Mother of Palestinian shot in Vermont says men were victims of a targeted hate crime


The mother of one of the Palestinian American college students shot on the street near the University of Vermont has no doubt that the men were targeted and says the shooting should absolutely be treated as a hate crime.

Three men, all 20 years old, were shot in Burlington on Saturday. They all speak in Arabic and wear kaffiyehs, a symbol of Palestinian nationalism, although one was not wearing one during the shooting.

Tamara Tamimi told NBC News on Thursday that her son Kinnan Abdalhamid and his friends, Hisham Awartani and Tahseen Ali Ahmad, had been out in the neighborhood many times in the days leading up to the shooting. She said they were speaking Arabic and English before the attack.

“Kinnan started to think recently that perhaps the man had seen them before. He’s like, ‘It just doesn’t make any sense the way that he reacted.’ … It was a split second. But he looked at them, and then did a double take. And then he pulled out his pistol without any thought — without any words.”

“There is no doubt,” she said. “It just defies logic. Why else would it be? … If they were not wearing the kaffiyeh. … If they were not speaking Arabic.”

She said she would be disappointed if the violence were not treated as a hate crime. “It would be sorely disappointing only because the facts are so obvious,” Tamimi said.

Jason J. Eaton, 48, has been charged in the shooting and has pleaded not guilty to three counts of second-degree attempted murder.

Prosecutors are working to determine whether to treat the shootings as hate crimes.

An attorney for Eaton, Margaret Jansch, told NBC News earlier this week it would be “premature for us to speculate” on whether he could potentially be charged with a hate crime.

Vermont’s hate crimes statute can be applied if a crime is motivated “in whole or in part, by the victim’s actual or perceived protected category.” That includes race, color, religion, national origin, sex, ancestry, age, service in the U.S. Armed Forces or the National Guard and disability.

Prosecutors can seek increased penalties for hate crimes, including longer jail sentences and higher fines.

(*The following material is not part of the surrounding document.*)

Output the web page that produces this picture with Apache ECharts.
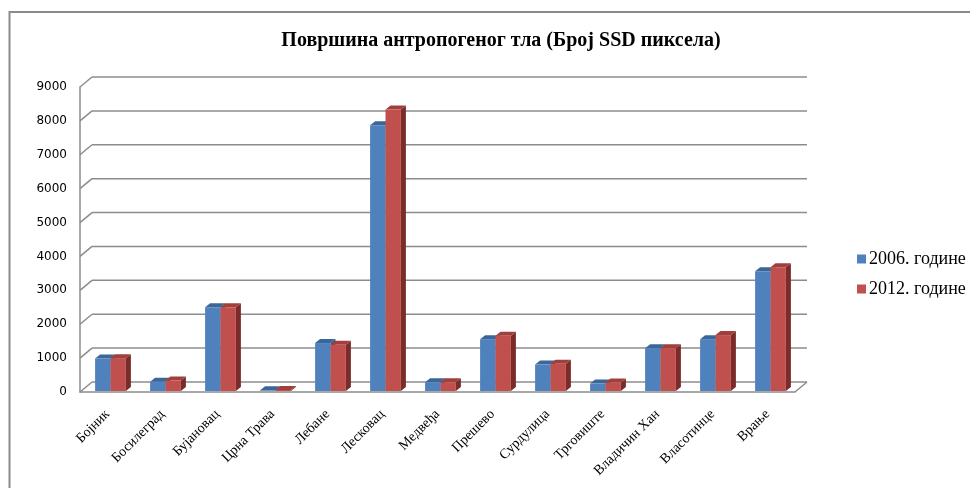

A person cannot be convicted of a hate crime alone, but the charge would enhance penalties.

The students’ shooting comes as tensions across the U.S. and around the globe are on the rise following the Oct. 7 terror attacks on Israel and the subsequent counterattacks in Gaza. Islamaphobic and antisemitic rhetoric and incidents are on the rise.

The victims, who are longtime friends who graduated from the same school in the occupied West Bank and attend separate colleges in the U.S., told police they were walking near the University of Vermont campus when a white male they did not know emerged, pulled out a gun and opened fire.

Elizabeth Price told NBC News on Thursday that her son, Hisham Awartani, is paralyzed from the midtorso downward.

“He has what they call an incomplete spinal injury, which means that he can feel, but he can’t move the areas that are currently paralyzed,” Price said. “He is going into intensive rehab later this week, and we hope that that will help with his prognosis. … He’s resolute. He’s resilient.”

Price said the suspect dehumanized her son and his friends. She said “toxic rhetoric” against Palestinians most likely contributed to the suspect’s motive.

“He intended to take their lives because he thought they weren’t worthy of living,” she said.

Awartani and Abdalhamid are U.S. citizens, and Ali Ahmad is a legal U.S. resident.

Price also said the friends have been “frustrated” they’ve received so much attention and feel Palestinians in Gaza have been ignored and forgotten. He said of the thousands of people killed in Gaza, about 30 share his first name.

“I’m the Hisham you know,” Price recalled her son saying.

Awartani, a junior at Brown University in Rhode Island, was shot in the spine. Abdalhamid, a Haverford College student, was shot in the glute. Ali Ahmad, who was shot in the chest, is a student at Connecticut’s Trinity College.

Tamimi said her son is out of the hospital and doing well physically but struggling emotionally and having trouble eating and sleeping.